• _AIM_
All of the listing below must be repeated word for word. Pictures are the only thing to omit.

(Figure scripts)
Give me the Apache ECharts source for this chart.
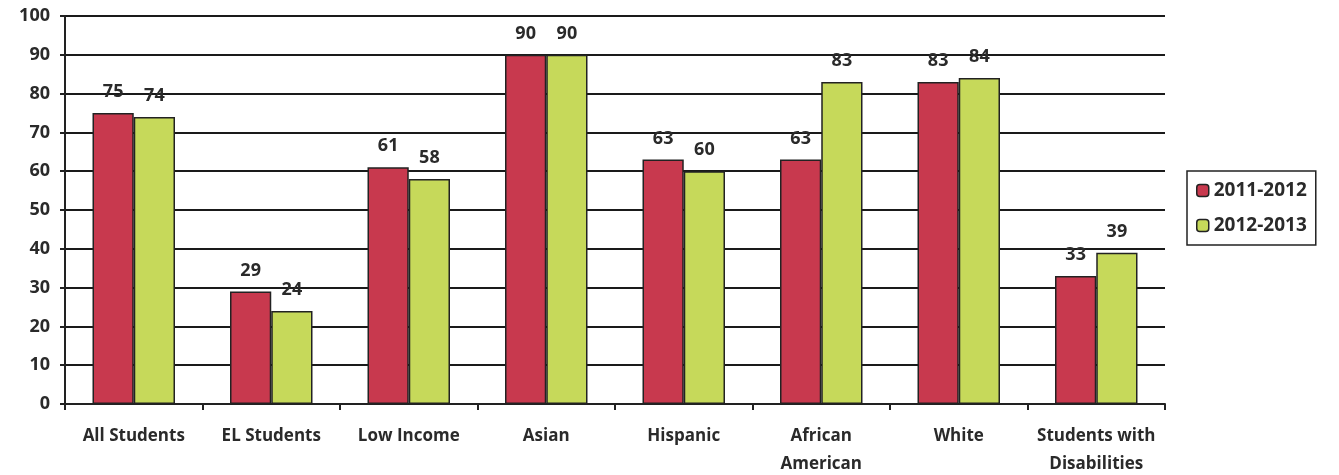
<!DOCTYPE html>
<html>
<head>
<meta charset="utf-8">
<script src="https://cdn.jsdelivr.net/npm/echarts@6/dist/echarts.min.js"></script>
<style>
html, body { margin: 0; padding: 0; background: #fff; }
#ct1 { width: 1339px; height: 475px; }
</style>
</head>
<body>
<div id="ct1"></div>
<script>
var categories = ['All Students', 'EL Students', 'Low Income', 'Asian', 'Hispanic', 'African\nAmerican', 'White', 'Students with\nDisabilities'];
var seriesNames = ['2011-2012', '2012-2013'];
var data2011 = [75, 29, 61, 90, 63, 63, 83, 33];
var data2012 = [74, 24, 58, 90, 60, 83, 84, 39];
var colors = ['#C8394E', '#C6D95A'];

var fontFam = 'Open Sans, Lato, sans-serif';

function barSeries(name, data, color) {
	return {
		name: name,
		type: 'bar',
		data: data,
		barGap: '0%',
		barCategoryGap: '40%',
		itemStyle: { color: color, borderColor: '#222', borderWidth: 1.5 },
		label: {
			show: true,
			position: 'top',
			distance: 12,
			color: '#2a2a2a',
			fontWeight: 'bold',
			fontSize: 18,
			fontFamily: fontFam
		}
	};
}

var option1 = {
	animation: false,
	grid: { left: 65, right: 174, top: 16, bottom: 71, outerBoundsMode: 'none', containLabel: false },
	legend: {
		orient: 'vertical',
		left: 1187,
		top: 171,
		data: seriesNames,
		itemWidth: 12,
		itemHeight: 12,
		itemGap: 16,
		padding: [10, 9, 10, 9],
		borderColor: '#222',
		borderWidth: 1.5,
		textStyle: { fontSize: 19, fontWeight: 'bold', color: '#2a2a2a', fontFamily: fontFam },
		itemStyle: { borderColor: '#222', borderWidth: 1.5 }
	},
	xAxis: [{
		type: 'category',
		data: categories,
		axisLine: { lineStyle: { color: '#222', width: 2 } },
		axisTick: { show: true, length: 6, lineStyle: { color: '#222', width: 2 } },
		axisLabel: {
			interval: 0,
			color: '#2a2a2a', fontWeight: 'bold', fontSize: 17, fontFamily: fontFam,
			margin: 18, lineHeight: 28
		}
	}],
	yAxis: [{
		type: 'value',
		min: 0,
		max: 100,
		interval: 10,
		axisLine: { show: true, lineStyle: { color: '#222', width: 2 } },
		axisTick: { show: true, length: 5, lineStyle: { color: '#222', width: 2 } },
		axisLabel: { color: '#2a2a2a', fontWeight: 'bold', fontSize: 18, fontFamily: fontFam, margin: 15 },
		splitLine: { show: true, lineStyle: { color: '#1a1a1a', width: 2 } }
	}],
	series: [
		barSeries(seriesNames[0], data2011, colors[0]),
		barSeries(seriesNames[1], data2012, colors[1])
	]
};

var myChart1 = echarts.init(document.getElementById('ct1'));
myChart1.setOption(option1, true);
</script>
</body>
</html>
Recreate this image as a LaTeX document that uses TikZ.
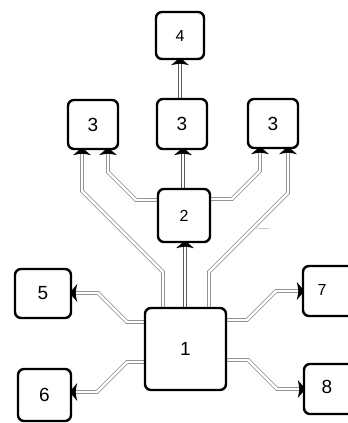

• _WRITTEN RESPONSE_
Give me the Apache ECharts source for this chart.
<!DOCTYPE html>
<html>
<head>
<meta charset="utf-8">
<script src="https://cdn.jsdelivr.net/npm/echarts@6/dist/echarts.min.js"></script>
<style>
html, body { margin: 0; padding: 0; background: #fff; }
#ct1 { width: 1339px; height: 475px; }
</style>
</head>
<body>
<div id="ct1"></div>
<script>
var categories = ['All Students', 'EL Students', 'Low Income', 'Asian', 'Hispanic', 'African\nAmerican', 'White', 'Students with\nDisabilities'];
var seriesNames = ['2011-2012', '2012-2013'];
var data2011 = [75, 29, 61, 90, 63, 63, 83, 33];
var data2012 = [74, 24, 58, 90, 60, 83, 84, 39];
var colors = ['#C8394E', '#C6D95A'];

var fontFam = 'Open Sans, Lato, sans-serif';

function barSeries(name, data, color) {
	return {
		name: name,
		type: 'bar',
		data: data,
		barGap: '0%',
		barCategoryGap: '40%',
		itemStyle: { color: color, borderColor: '#222', borderWidth: 1.5 },
		label: {
			show: true,
			position: 'top',
			distance: 12,
			color: '#2a2a2a',
			fontWeight: 'bold',
			fontSize: 18,
			fontFamily: fontFam
		}
	};
}

var option1 = {
	animation: false,
	grid: { left: 65, right: 174, top: 16, bottom: 71, outerBoundsMode: 'none', containLabel: false },
	legend: {
		orient: 'vertical',
		left: 1187,
		top: 171,
		data: seriesNames,
		itemWidth: 12,
		itemHeight: 12,
		itemGap: 16,
		padding: [10, 9, 10, 9],
		borderColor: '#222',
		borderWidth: 1.5,
		textStyle: { fontSize: 19, fontWeight: 'bold', color: '#2a2a2a', fontFamily: fontFam },
		itemStyle: { borderColor: '#222', borderWidth: 1.5 }
	},
	xAxis: [{
		type: 'category',
		data: categories,
		axisLine: { lineStyle: { color: '#222', width: 2 } },
		axisTick: { show: true, length: 6, lineStyle: { color: '#222', width: 2 } },
		axisLabel: {
			interval: 0,
			color: '#2a2a2a', fontWeight: 'bold', fontSize: 17, fontFamily: fontFam,
			margin: 18, lineHeight: 28
		}
	}],
	yAxis: [{
		type: 'value',
		min: 0,
		max: 100,
		interval: 10,
		axisLine: { show: true, lineStyle: { color: '#222', width: 2 } },
		axisTick: { show: true, length: 5, lineStyle: { color: '#222', width: 2 } },
		axisLabel: { color: '#2a2a2a', fontWeight: 'bold', fontSize: 18, fontFamily: fontFam, margin: 15 },
		splitLine: { show: true, lineStyle: { color: '#1a1a1a', width: 2 } }
	}],
	series: [
		barSeries(seriesNames[0], data2011, colors[0]),
		barSeries(seriesNames[1], data2012, colors[1])
	]
};

var myChart1 = echarts.init(document.getElementById('ct1'));
myChart1.setOption(option1, true);
</script>
</body>
</html>
Recreate this image as a LaTeX document that uses TikZ.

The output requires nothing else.